To read critically means to read analytically which means to question and to think about the written material in front of you. When you question something, it usually leads to finding answers when you read, there are only the author's attentions and your interpretations. Learning to read critically will not only start you on a journey to reading well, it will also help you understand all kinds of literature from newspapers to great works of fiction. What does curiosity have to do with critical reading? Absolutely everything! Learning to read in depth with comprehension and being open to new ways of thinking and understanding can only start with an itch to want to know more whether it is for your own personal knowledge or for a class (Wall, 2005).

According to Wallace (2003) critical reading has five characteristics. First, critical reading represents a challenge to the skills-based orientation of many cognitive psychological models which emphasise the building of discrete kinds of abilities based – albeit often implicitly – on some supposed hierarchy of difficulty. Moreover, its emphasis is different from the strategies view, in that critical reading focuses less on individual responses to texts and more on communally negotiated ones, by which, in classroom contexts, texts are jointly interpreted through talk around text. Also within these reader responses there is less interest in problems as located within readers, say due to supposed weaknesses of skill or strategy, than in readers’ problematising of the text. Secondly, critical reading does not see non-native speaker readers in their reading of authentic, non-pedagogic texts, as necessarily disadvantaged – on the contrary. Because they are not the primary addressees of texts written for an indigenous readership, second and foreign language learners may be more aware of the way in which texts position readers, that is, the manner in which the preferred or model reader is embedded within the text. Not being invited to collude in a text’s ideological positioning, L2 readers are arguably in a stronger position both to perceive and to resist it. Thirdly, critical reading does not privilege an author’s communicative intent but is concerned with effect. The aim is not to converge with the author, but to disrupt or challenge the schemas called up by the text; the author is not the sole or ultimate arbitrator of a text’s meaning. This is not to take, however, a totally open, relativist position, one that assumes that every interpretation is as good as another. Some interpretations will be more credible than others. Fourthly, critical reading involves critiquing not just the logic, argument or sentiments expressed in texts but the ideological assumptions underpinning them. Finally and most importantly, critical readers do not just comment metacognitively, showing awareness of the cognitive strategies they make use of, but also metacritically.

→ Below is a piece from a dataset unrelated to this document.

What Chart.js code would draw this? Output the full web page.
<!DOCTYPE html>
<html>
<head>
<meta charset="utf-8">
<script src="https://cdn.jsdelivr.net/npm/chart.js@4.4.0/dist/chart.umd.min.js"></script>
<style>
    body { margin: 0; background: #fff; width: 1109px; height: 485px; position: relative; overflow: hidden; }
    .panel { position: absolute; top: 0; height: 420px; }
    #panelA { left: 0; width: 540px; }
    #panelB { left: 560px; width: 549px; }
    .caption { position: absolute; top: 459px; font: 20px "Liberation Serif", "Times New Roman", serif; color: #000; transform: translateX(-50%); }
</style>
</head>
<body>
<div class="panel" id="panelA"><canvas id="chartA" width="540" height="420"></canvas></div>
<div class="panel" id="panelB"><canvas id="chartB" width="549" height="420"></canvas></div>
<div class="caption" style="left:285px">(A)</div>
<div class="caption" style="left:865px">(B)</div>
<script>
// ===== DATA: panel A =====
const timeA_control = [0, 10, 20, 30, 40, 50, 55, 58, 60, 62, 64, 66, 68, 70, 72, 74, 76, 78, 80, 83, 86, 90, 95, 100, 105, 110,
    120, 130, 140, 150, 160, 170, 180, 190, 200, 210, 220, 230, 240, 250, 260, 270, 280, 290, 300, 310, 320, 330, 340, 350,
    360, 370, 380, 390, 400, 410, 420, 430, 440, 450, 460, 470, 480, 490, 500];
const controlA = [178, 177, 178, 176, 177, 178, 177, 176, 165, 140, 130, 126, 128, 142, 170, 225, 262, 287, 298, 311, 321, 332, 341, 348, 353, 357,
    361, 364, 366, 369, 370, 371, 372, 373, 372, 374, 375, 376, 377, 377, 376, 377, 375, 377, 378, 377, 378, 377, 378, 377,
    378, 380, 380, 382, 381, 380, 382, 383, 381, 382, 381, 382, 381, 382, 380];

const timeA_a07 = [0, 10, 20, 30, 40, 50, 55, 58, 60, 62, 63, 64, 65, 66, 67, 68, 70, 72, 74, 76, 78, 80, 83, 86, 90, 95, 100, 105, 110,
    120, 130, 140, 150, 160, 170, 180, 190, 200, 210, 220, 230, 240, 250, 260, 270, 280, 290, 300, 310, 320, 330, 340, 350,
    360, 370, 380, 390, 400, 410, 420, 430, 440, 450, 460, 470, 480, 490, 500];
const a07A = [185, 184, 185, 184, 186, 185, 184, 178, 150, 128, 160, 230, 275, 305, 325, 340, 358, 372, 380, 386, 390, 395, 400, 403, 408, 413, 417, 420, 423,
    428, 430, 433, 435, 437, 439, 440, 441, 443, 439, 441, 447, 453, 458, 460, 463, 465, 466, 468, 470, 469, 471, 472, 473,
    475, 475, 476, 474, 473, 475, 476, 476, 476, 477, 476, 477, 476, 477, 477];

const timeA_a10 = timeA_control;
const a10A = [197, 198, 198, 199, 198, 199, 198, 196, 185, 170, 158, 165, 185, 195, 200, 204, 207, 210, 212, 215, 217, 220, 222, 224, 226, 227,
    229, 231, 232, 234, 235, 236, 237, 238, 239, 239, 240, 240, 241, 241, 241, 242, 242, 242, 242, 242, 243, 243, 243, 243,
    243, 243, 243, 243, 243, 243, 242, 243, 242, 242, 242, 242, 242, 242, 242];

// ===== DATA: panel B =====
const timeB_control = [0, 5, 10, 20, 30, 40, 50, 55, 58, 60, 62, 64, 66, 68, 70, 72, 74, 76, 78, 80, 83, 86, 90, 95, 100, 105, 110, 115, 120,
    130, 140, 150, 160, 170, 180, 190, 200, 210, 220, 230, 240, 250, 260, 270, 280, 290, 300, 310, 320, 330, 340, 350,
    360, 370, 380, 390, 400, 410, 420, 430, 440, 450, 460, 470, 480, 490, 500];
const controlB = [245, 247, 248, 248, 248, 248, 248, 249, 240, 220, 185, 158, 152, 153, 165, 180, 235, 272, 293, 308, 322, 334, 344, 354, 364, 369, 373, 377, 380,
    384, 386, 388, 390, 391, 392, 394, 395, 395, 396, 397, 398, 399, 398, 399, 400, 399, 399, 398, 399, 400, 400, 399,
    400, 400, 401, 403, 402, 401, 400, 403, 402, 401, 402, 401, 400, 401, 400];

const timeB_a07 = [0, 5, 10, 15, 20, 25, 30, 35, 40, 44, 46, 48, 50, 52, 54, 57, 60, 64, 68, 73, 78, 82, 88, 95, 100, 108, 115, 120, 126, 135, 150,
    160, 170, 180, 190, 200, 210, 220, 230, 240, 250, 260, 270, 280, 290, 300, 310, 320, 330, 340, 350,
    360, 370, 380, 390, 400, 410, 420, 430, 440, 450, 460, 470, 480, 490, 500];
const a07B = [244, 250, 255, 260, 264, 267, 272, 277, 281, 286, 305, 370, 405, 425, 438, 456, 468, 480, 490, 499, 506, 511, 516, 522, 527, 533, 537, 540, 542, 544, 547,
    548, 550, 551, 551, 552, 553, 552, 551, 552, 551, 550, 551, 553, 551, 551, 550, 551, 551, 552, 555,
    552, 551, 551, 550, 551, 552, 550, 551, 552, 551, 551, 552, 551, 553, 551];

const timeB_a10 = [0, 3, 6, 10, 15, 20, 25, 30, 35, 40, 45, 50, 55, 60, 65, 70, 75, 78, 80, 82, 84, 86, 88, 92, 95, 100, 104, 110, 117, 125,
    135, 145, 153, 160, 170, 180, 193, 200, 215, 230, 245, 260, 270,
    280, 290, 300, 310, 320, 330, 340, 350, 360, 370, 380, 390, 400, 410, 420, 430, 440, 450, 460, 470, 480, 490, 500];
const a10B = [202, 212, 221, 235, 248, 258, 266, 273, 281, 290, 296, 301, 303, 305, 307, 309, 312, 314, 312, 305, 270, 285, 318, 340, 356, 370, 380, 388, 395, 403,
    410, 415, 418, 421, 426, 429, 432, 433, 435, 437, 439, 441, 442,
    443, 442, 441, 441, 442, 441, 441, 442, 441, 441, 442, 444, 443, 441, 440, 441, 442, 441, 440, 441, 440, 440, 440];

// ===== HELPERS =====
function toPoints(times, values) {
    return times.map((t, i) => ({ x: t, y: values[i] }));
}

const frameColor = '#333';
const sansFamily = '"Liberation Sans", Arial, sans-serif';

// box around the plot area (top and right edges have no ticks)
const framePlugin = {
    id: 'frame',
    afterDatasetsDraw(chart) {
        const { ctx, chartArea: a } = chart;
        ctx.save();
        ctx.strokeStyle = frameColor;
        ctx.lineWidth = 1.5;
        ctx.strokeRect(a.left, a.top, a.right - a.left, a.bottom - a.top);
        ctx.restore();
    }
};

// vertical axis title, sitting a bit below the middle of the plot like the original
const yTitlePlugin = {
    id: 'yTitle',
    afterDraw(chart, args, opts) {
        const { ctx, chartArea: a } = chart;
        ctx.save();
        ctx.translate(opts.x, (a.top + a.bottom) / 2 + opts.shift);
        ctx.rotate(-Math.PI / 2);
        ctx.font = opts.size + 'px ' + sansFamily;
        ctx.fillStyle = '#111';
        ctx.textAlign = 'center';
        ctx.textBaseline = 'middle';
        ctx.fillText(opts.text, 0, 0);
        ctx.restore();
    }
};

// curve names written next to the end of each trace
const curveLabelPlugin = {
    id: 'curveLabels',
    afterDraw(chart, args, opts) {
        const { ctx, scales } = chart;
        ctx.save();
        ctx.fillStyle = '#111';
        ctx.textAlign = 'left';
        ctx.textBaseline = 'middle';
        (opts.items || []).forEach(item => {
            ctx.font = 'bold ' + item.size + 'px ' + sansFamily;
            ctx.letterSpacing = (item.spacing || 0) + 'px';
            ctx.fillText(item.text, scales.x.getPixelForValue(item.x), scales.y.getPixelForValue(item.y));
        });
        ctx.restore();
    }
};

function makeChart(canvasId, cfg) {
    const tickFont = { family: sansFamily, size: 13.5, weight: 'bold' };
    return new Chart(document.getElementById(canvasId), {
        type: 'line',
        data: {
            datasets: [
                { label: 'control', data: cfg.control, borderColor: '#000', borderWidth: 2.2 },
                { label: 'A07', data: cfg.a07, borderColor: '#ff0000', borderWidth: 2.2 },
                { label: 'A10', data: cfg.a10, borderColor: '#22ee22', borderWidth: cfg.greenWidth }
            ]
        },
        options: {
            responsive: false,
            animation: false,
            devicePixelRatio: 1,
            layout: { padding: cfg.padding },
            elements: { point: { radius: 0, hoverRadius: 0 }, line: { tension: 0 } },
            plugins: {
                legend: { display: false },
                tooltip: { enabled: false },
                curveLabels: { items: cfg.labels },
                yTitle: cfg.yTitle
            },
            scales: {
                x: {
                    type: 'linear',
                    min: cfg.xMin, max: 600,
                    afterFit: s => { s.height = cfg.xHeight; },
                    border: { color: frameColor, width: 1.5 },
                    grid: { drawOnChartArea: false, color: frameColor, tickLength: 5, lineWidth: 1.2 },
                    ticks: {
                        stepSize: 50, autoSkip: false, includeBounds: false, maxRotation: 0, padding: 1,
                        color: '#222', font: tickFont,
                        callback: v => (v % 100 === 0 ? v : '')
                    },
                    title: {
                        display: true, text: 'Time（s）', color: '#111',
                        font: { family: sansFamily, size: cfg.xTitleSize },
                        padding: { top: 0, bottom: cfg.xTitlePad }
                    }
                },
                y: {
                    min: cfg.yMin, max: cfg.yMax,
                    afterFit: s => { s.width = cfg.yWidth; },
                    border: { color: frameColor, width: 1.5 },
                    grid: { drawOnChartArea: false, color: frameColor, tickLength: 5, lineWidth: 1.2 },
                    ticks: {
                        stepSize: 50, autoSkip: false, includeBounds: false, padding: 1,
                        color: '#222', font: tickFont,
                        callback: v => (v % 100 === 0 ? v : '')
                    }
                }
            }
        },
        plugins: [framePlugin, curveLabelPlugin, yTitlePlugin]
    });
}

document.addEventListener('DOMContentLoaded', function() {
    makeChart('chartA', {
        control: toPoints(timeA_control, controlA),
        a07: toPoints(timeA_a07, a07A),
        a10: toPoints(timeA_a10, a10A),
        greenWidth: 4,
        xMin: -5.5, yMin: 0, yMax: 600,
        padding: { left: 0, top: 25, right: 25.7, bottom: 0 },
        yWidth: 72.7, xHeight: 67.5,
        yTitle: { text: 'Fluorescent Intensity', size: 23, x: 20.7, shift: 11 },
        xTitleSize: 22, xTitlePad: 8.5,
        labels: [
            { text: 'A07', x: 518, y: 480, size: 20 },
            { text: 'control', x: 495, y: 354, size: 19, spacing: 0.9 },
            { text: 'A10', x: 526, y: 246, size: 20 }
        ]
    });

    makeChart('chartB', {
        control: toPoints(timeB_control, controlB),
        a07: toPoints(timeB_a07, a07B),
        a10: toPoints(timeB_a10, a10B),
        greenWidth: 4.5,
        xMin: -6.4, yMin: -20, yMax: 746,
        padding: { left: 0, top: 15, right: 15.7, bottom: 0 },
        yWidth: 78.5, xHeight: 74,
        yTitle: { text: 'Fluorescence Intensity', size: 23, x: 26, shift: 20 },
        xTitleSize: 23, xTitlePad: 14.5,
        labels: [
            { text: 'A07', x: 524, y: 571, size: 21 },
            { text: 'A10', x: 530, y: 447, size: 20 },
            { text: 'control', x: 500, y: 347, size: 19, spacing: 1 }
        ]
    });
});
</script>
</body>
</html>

In metacritique we are prepared to offer challenge to our own stance to the text, aiming to gain some overall distance on our interpretations and the likely reasons for them. How do our identities and ideological leanings predispose us to read texts in certain kinds of ways?

From another point of view, critical reading as the ability to understand what we read, use language effectively, and give reason clearly that  is also one of the tests in SAT I (Scholastic Aptitude Test) to measure the aptitude for college work that tests vocabulary,  verbal reasoning, and the ability to understand reading passages.

Based upon reading selections ranging from 200 to 850 words critical reading questions may require you to:

· Recognize the meaning of a word as used in context.

· Interpret specific information presented in the passage.

· Analyze information in one part of the passage in terms of information presented in another part of the passage.

· Evaluate the author's assumptions or identify the logical structure of the passage.

Some reading selections consist of a pair of passages that present different points of view on the same or related subjects. The passages may support each other, oppose each other, or in some way complement each other. Some questions relate to each passage separately and others ask you to compare contrast or evaluate the two passages.